If the state update function is linear and decomposable, e.g. sum (like in
PageRank), then you can rewrite the update function and propagate only
_deltas_, instead of value updates. This way the result will again be
equivalent to the bulk iteration result.
Now, if your application can tolerate some level of inaccuracy, then you
can define a threshold on what it means for a vertex value to "have changed
its value". The higher the threshold, the less active vertices you'll have
and probably faster convergence, but higher error as well. Thus, accuracy
is not a property of the bulk or the delta iteration themselves, but rather
depends on the algorithm and on the vertex activation criterion.
I hope this clears things up!
Vasia.
On 17 May 2016 at 14:39, Till Rohrmann <trohrmann@apache.org> wrote:
> Hi Greg,
>
> as far as I know there has not been an exhaustive comparison to what extent
> the delta iterations can achieve the same accuracy as bulk iterations or
> how much accuracy you'll lose. I think it strongly depends on the problem.

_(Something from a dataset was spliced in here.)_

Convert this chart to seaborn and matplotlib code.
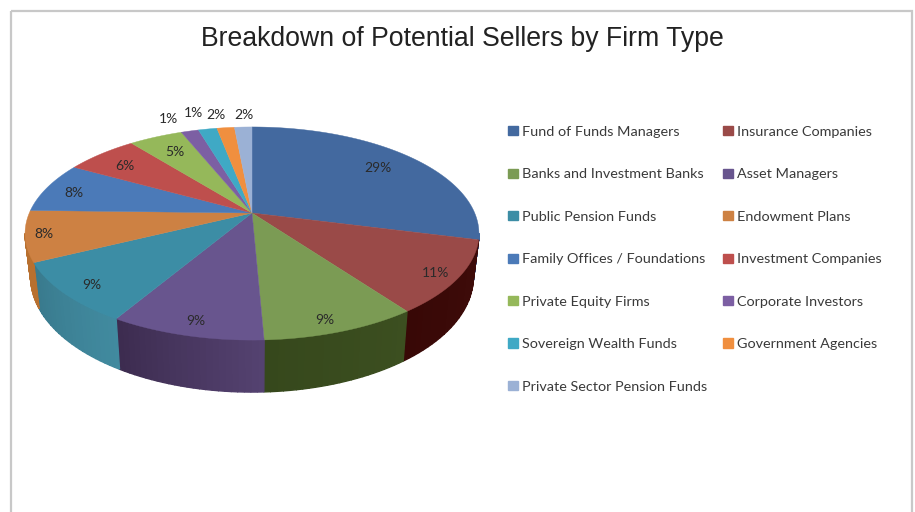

> For example, graph algorithms such as connected components shouldn't suffer
> from it. In contrast, the PageRank implementation with the THRESHOLD value
> should not produce the (most) accurate result. Of course this depends on
> the threshold value. Do you want to make such a comparison?
>
> Cheers,
> Till
>
> On Mon, May 16, 2016 at 3:10 PM, Greg Hogan <code@greghogan.com> wrote:
>
> > Hi,
> >
> > This question has arisen with the HITS algorithm (Hubs and Authorities)
> but
> > the question is the same as with PageRank, for which Stephan published an
> > excellent discussion and comparison of bulk and delta iterations [0].
> >
> > Delta iterations are clearly faster. Has there been a comparison as to
> > whether, when, or how delta iterations are more accurate?
> >
> > Greg
> >
> > [0]
> >
> >
> http://dataartisans.com/dataanalysiswithflinkacasestudyandtutorial/
> >
>